Видимо, эта жажда проникнуть как можно глубже в мироощущение своего героя, добраться до самой сути его характера и заставила Сергея Юрского вести во время съемок фильма дневник. Но это были не записки актера Юрского, а ежедневные впечатления сегодняшнего Остапа Бендера, с иронией наблюдавшего то, что его окружало…
Размышляя над образом Бендера, Юрский еще тогда, во время съемок, говорил: «Меньше всего я хотел бы осмеять своего героя. Мне бы хотелось, чтобы все, что я делаю в своей новой роли, было и смешным и грустным одновременно».
Юрский — актер редкостного мастерства перевоплощения, неимоверно работоспособный и удивительно многообразный. Он играет в Ленинградском Большом драматическом театре чуть ли не во всех спектаклях самые разноплановые роли — Часовникова в «Океане», Чацкого, Дживолу в «Карьере Артуро Уи», Илико из спектакля «Я, бабушка, Илико и Илларион».

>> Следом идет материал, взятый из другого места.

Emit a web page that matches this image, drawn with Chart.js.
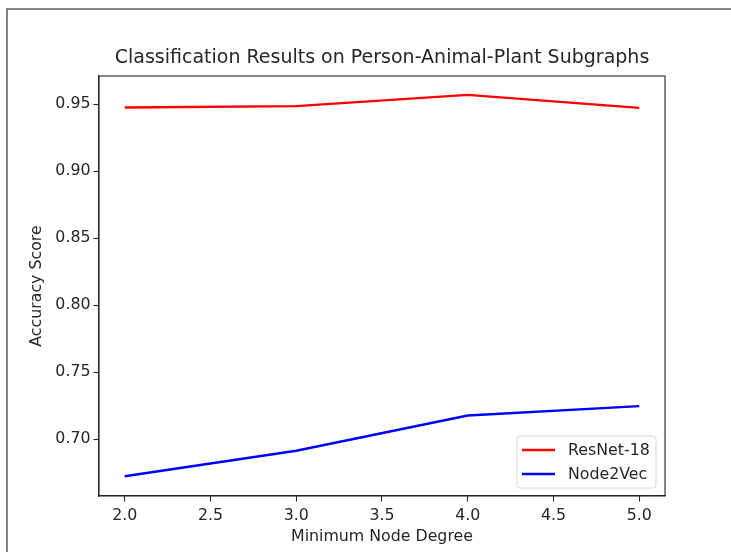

Сергей Юрский сыграл в кинематографе не так уж много ролей. Это — Звонцов в фильме-спектакле «Достигаев и другие», трогательный чудак-дикарь в «Человеке ниоткуда», снайпер в «Черной Чайке», лихой рубака Никита Батурин в «Крепостной актрисе», инженер Маргулиес в картине «Время, вперед!», отважный энтузиаст Вик- никсор в «Республике Шкид».
Все они очень разные, эти кинематографические работы Юрского, во многом неожиданные, далекие от банальности, но всем им свойственны горячность и энтузиазм и какая-то подкупающая интимность обращения к зрителю — черты, столь характерные для самого актера, едва ли не самого современного из наших артистов.